Task directions: Using the listing below, copy every line that mentions "this".
** Start of Input **
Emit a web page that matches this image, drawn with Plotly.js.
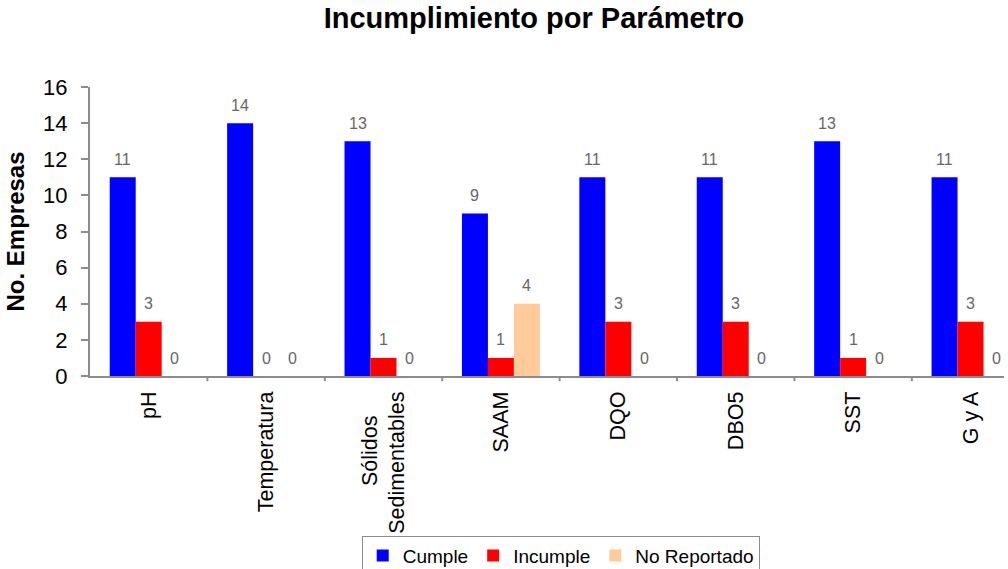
** End of Input **
** Start of Input **
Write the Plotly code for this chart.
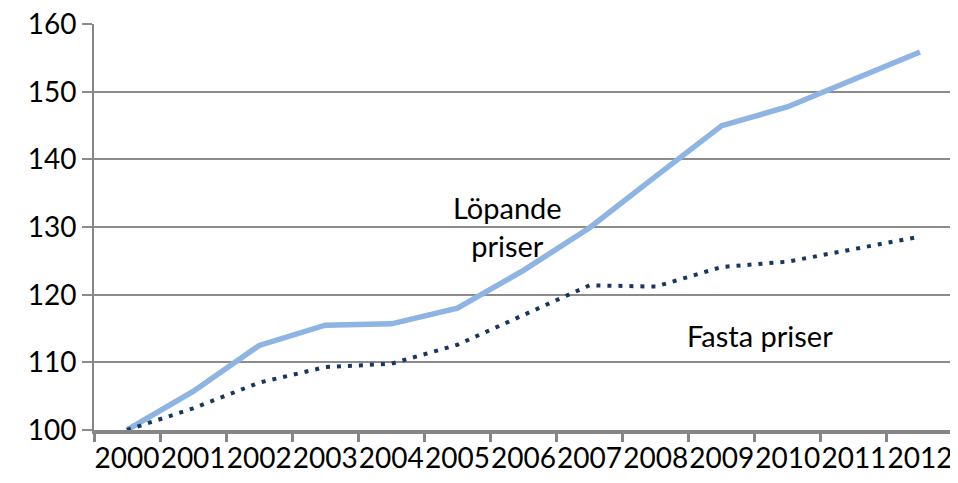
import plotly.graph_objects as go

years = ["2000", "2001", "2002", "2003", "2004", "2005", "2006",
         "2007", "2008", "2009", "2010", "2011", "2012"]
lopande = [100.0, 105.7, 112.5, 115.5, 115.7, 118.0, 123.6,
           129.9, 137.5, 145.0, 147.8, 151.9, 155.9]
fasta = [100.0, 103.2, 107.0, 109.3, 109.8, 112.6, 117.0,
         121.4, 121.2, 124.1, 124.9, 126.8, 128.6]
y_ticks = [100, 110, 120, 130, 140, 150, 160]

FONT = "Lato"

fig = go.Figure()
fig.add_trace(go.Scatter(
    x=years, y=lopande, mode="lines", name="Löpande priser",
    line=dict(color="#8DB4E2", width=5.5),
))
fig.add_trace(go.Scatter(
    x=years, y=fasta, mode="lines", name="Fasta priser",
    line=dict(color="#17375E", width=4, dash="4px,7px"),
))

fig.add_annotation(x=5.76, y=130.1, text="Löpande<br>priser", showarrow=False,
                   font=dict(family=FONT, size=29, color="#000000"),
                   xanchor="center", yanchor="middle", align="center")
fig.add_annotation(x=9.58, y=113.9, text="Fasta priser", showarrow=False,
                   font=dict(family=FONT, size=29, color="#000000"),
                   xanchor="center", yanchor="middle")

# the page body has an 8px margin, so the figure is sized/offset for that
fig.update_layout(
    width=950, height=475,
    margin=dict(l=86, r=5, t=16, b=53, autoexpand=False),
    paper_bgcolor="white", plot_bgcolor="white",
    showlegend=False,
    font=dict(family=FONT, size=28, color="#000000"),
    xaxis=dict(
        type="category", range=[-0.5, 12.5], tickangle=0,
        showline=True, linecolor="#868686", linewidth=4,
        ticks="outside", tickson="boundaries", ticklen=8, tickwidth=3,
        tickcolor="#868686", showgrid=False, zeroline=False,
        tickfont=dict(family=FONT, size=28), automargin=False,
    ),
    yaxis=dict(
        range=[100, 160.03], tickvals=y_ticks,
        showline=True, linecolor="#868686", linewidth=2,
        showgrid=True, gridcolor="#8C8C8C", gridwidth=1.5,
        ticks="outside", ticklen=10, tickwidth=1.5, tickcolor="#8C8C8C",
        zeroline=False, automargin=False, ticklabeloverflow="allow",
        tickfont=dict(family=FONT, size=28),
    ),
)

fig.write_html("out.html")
** End of Input **
** Start of Input **
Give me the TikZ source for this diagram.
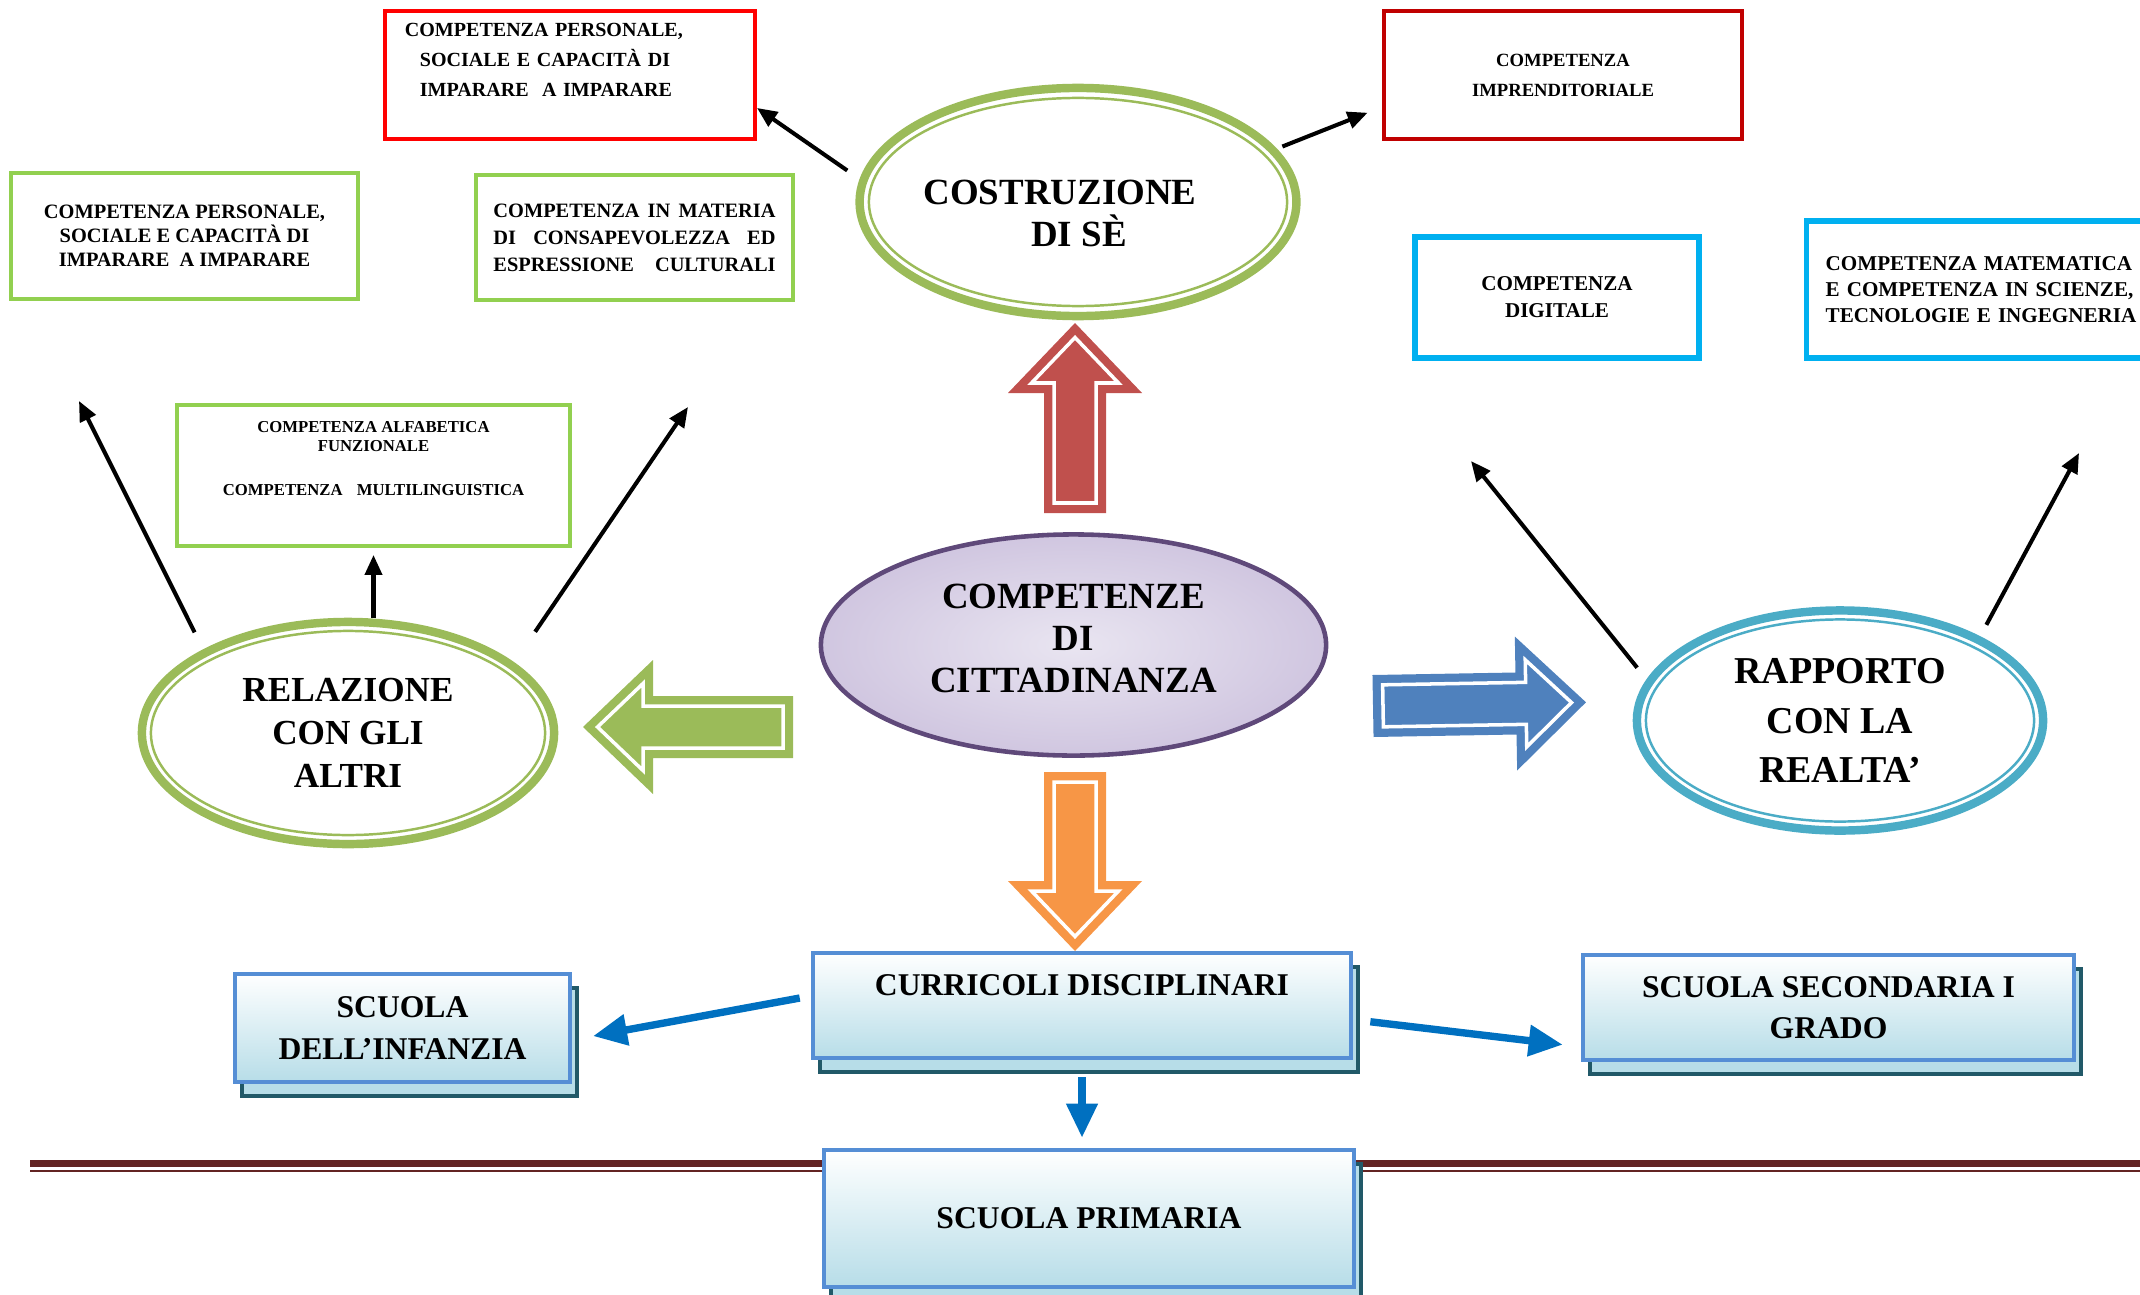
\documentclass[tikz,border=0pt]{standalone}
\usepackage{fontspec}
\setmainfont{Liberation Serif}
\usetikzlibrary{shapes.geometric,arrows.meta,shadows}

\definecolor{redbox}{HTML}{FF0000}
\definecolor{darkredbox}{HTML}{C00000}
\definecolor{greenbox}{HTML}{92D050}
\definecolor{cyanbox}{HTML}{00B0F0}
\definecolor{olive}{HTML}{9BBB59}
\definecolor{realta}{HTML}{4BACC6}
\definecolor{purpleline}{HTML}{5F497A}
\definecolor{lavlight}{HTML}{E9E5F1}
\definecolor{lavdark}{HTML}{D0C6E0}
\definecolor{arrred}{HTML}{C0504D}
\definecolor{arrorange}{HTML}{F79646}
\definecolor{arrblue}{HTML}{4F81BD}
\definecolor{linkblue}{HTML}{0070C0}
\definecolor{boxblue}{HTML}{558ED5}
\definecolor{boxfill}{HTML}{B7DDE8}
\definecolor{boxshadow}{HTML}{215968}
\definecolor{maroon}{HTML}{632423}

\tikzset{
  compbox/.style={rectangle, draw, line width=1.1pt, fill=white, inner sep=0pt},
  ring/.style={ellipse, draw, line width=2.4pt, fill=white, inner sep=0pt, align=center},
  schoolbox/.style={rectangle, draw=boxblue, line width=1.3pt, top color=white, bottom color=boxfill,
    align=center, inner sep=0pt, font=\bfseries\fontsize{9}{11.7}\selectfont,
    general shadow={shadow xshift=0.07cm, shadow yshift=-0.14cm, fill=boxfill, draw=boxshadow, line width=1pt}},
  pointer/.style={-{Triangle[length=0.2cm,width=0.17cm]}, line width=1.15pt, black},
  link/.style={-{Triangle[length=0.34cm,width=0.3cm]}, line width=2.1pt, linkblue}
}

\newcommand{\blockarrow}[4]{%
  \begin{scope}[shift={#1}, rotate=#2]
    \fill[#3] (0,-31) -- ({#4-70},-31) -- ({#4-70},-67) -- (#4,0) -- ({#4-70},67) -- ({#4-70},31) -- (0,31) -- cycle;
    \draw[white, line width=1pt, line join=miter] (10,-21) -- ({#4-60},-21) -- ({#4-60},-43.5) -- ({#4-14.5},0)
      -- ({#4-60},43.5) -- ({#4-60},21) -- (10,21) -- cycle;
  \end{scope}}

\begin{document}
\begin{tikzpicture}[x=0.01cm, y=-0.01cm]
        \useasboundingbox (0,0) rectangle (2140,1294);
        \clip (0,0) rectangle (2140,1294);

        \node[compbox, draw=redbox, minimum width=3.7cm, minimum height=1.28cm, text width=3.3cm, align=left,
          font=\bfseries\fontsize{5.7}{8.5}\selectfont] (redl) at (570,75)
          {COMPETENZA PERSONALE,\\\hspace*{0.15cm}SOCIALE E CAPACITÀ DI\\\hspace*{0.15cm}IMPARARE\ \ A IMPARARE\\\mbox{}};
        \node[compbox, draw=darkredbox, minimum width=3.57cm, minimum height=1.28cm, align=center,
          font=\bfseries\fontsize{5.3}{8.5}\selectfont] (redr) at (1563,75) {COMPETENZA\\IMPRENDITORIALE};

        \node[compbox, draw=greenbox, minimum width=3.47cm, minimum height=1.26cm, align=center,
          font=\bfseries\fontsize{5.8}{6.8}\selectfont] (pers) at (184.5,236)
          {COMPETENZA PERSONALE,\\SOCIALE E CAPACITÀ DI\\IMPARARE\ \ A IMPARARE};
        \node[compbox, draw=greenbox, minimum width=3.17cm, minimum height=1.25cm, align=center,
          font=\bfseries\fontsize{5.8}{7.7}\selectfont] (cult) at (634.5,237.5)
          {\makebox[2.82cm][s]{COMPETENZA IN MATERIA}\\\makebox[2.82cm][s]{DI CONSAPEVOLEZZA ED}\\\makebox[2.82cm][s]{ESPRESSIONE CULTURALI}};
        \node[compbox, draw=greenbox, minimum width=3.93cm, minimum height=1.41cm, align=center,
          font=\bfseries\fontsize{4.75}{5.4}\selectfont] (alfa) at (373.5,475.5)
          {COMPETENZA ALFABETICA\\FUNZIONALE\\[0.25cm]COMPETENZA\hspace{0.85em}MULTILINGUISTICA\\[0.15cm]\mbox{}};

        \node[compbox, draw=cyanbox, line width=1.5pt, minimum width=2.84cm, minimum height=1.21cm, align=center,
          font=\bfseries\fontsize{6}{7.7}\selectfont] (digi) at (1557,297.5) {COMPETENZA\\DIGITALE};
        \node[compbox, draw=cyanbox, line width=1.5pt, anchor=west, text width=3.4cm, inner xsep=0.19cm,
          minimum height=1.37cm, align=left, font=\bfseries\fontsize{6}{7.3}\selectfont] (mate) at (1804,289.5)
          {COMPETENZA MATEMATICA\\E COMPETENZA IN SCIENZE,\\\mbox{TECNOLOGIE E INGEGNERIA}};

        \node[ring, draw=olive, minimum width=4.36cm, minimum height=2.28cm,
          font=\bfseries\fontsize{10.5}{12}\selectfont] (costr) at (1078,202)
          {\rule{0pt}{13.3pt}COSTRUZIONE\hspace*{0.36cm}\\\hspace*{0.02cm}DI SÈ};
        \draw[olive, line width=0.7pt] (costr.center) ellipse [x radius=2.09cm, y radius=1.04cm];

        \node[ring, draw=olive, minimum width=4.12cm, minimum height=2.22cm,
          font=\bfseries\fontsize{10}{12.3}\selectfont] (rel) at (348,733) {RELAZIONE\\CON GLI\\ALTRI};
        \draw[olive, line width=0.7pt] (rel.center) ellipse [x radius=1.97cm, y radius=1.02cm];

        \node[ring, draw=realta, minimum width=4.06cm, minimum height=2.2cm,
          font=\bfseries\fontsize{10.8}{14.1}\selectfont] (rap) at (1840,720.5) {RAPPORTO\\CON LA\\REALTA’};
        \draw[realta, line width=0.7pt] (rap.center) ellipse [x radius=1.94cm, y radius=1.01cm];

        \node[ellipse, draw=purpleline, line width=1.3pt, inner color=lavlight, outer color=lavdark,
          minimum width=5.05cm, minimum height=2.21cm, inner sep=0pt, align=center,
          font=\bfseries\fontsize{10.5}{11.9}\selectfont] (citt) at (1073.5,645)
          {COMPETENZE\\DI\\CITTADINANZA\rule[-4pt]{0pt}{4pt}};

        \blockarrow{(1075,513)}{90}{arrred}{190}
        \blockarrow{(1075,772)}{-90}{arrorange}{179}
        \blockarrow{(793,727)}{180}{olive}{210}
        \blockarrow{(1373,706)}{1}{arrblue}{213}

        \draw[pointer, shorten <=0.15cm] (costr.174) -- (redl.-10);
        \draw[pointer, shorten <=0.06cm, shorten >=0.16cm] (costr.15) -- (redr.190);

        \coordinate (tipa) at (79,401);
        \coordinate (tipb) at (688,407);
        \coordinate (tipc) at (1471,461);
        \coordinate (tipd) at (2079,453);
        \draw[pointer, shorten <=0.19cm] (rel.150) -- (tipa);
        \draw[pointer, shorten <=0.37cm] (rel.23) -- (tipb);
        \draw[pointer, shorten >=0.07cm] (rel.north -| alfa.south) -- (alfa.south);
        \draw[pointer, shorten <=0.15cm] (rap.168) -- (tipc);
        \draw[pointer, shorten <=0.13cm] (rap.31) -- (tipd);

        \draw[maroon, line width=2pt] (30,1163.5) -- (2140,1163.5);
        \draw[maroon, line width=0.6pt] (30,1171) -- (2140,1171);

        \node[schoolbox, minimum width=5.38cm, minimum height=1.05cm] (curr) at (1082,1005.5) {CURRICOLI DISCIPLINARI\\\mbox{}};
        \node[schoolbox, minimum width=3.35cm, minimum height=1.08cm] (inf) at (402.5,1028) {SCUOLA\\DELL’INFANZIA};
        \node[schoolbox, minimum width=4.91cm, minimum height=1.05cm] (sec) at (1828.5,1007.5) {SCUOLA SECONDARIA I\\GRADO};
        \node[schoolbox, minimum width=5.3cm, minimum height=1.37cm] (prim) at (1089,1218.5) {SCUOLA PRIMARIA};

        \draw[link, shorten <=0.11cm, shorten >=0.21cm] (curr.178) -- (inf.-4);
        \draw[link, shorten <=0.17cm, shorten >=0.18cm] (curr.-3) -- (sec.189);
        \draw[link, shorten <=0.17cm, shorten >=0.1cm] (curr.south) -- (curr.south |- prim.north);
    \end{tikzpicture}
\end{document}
** End of Input **
Worked solution:
Emit a web page that matches this image, drawn with Plotly.js.
Write the Plotly code for this chart.
Give me the TikZ source for this diagram.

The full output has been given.